Actually, that last project – a mixed-use campus where Ford projects thousands of young white-collar workers designing and developing new generations of vehicles while enjoying an urban ambiance – may prove just as important to the heartland as what Ford now plans to do in Kentucky and Tennessee.
For while Ford’s plans for EV production will help keep the ballast of automotive output in flyover country, probably for decades to come, the domestic industry is still battling Silicon Valley for control of the brains of modern vehicles, particularly as evolving technology tilts toward electric power and digital controls that tend to be paired together.

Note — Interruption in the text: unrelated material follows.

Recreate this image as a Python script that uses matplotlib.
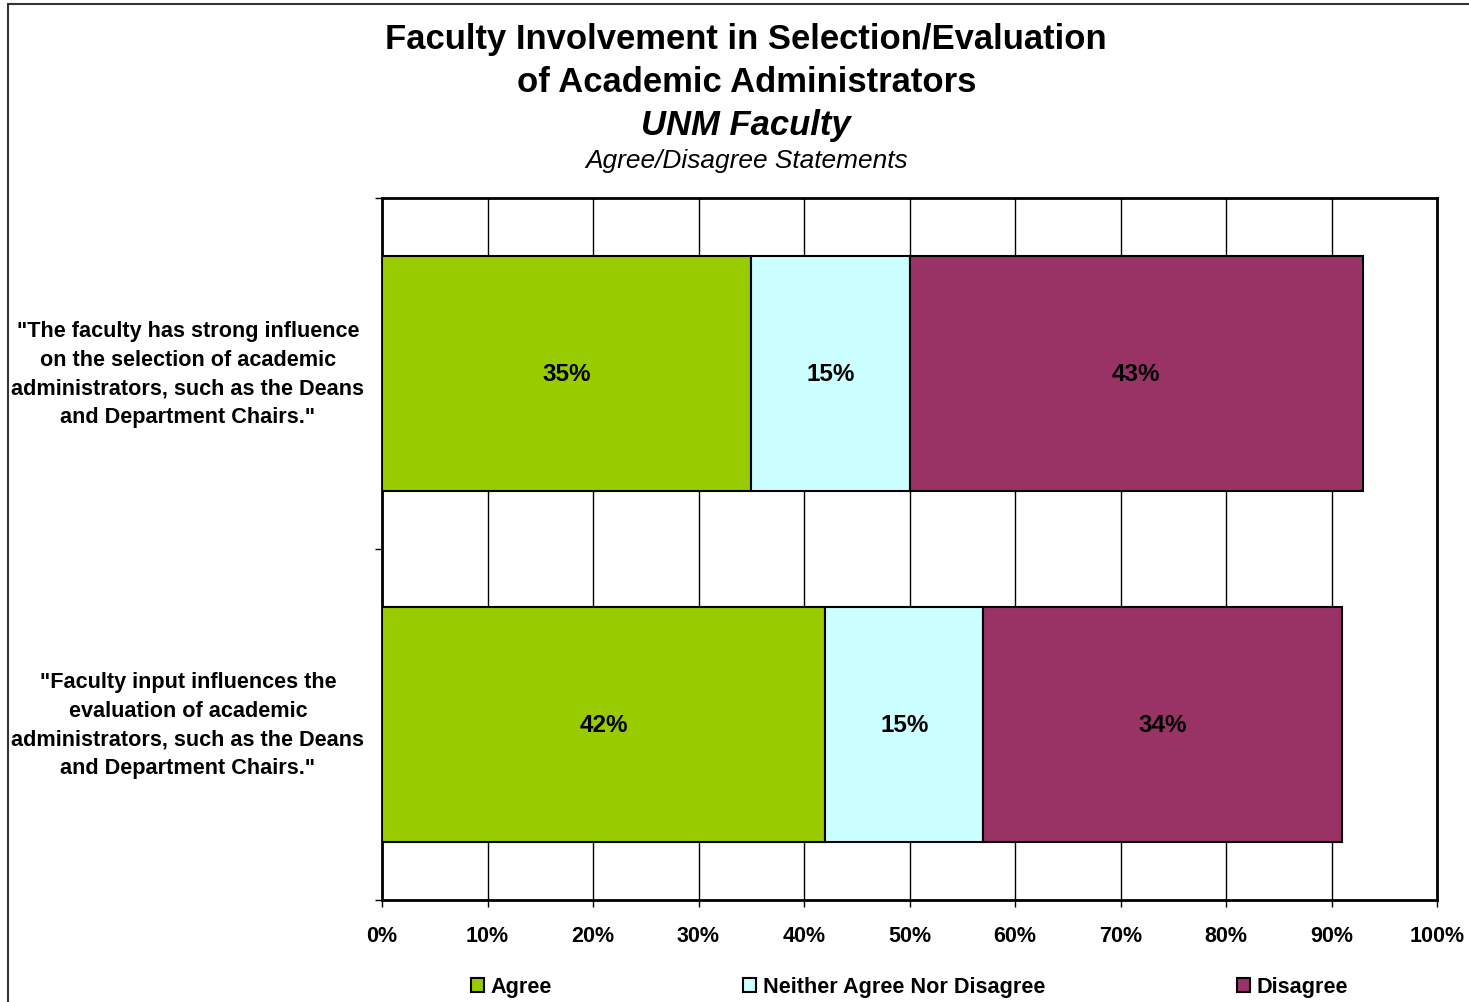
import matplotlib.pyplot as plt
import matplotlib.patches as mpatches
import numpy as np

plt.rcParams['font.family'] = ['Liberation Sans', 'DejaVu Sans']

# data
statements = [
    '"Faculty input influences the\nevaluation of academic\nadministrators, such as the Deans\nand Department Chairs."',
    '"The faculty has strong influence\non the selection of academic\nadministrators, such as the Deans\nand Department Chairs."',
]
series_names = ['Agree', 'Neither Agree Nor Disagree', 'Disagree']
agree = [42, 35]
neither = [15, 15]
disagree = [34, 43]
colors = ['#99CC00', '#CCFFFF', '#993366']

fig = plt.figure(figsize=(14.69, 10.03), dpi=100)
ax = fig.add_axes([382 / 1469, 1 - 901 / 1003, 1055 / 1469, 702 / 1003])

# frame around the chart area (left and top visible)
fig.patches.append(mpatches.Rectangle((8 / 1469, -0.05), 1.2, 1.05 - 4.5 / 1003,
                                      transform=fig.transFigure, fill=False,
                                      edgecolor='#333333', linewidth=1.5))

y = np.arange(len(statements))
left = np.zeros(len(statements))
for vals, name, col in zip([agree, neither, disagree], series_names, colors):
    vals = np.array(vals, dtype=float)
    ax.barh(y, vals, left=left, height=0.667, color=col, edgecolor='black',
            linewidth=1.5, label=name, zorder=3)
    for yi, l, v in zip(y, left, vals):
        ax.text(l + v / 2, yi, f'{int(v)}%', ha='center', va='center',
                fontsize=17.5, fontweight='bold', zorder=4)
    left += vals

ax.set_xlim(0, 100)
ax.set_ylim(-0.5, 1.5)
ax.set_xticks(np.arange(0, 101, 10))
ax.set_xticklabels([f'{t}%' for t in range(0, 101, 10)], fontsize=15.5, fontweight='bold')
ax.set_yticks([-0.5, 0.5, 1.5])
ax.set_yticklabels([])
ax.tick_params(axis='x', length=5, width=1, pad=13)
ax.tick_params(axis='y', length=5, width=1)
ax.grid(axis='x', color='black', linewidth=1, zorder=0)
for s in ax.spines.values():
    s.set_linewidth(2)

for yi, txt in zip(y, statements):
    ax.text(-0.184, yi, txt, transform=ax.get_yaxis_transform(), ha='center',
            va='center', fontsize=15.6, fontweight='bold', linespacing=1.46)

fig.text(0.508, 1 - 39 / 1003, 'Faculty Involvement in Selection/Evaluation',
         ha='center', va='center', fontsize=24.9, fontweight='bold')
fig.text(0.508, 1 - 82 / 1003, 'of Academic Administrators',
         ha='center', va='center', fontsize=24.9, fontweight='bold')
fig.text(0.508, 1 - 125 / 1003, 'UNM Faculty',
         ha='center', va='center', fontsize=24.9, fontweight='bold', style='italic')
fig.text(0.508, 1 - 161 / 1003, 'Agree/Disagree Statements',
         ha='center', va='center', fontsize=18.9, style='italic')

handles = [mpatches.Patch(facecolor=c, edgecolor='black', linewidth=1.5) for c in colors]
fig.legend(handles, series_names, loc='center', bbox_to_anchor=(0.619, 1 - 988 / 1003),
           ncol=3, frameon=False, prop={'weight': 'bold', 'size': 15.6},
           handlelength=0.6, handleheight=0.6, handletextpad=0.3, columnspacing=8.85)

fig.savefig('out.png', dpi=100)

The bulk of engineering and development work on vehicles remains strongly situated in the Midwest, not only through the Detroit Three but also through foreign automakers such as Toyota and Hyundai that have big R&D investments in Michigan. When it comes to designing powertrains, marrying nav screens to dashboards, eliminating noise and vibration, and figuring out how to connect the knee bone to the thigh bone, the domestic auto industry clearly has vanquished initial attempts by the Apples and the Googles to dabble in actually designing and making automotive sheetmetal.
But through the back door of digital tech and autonomous driving, Big Tech keeps clawing to develop and control the critical mass of binary IP that will operate vehicles in the future – no matter where they’re designed and built.
Will flyover country be able to shoulder our way into the pole position in the computerized car of the future as we have clearly won the competition to retain our dominance in vehicle development and manufacturing? That is today’s challenge.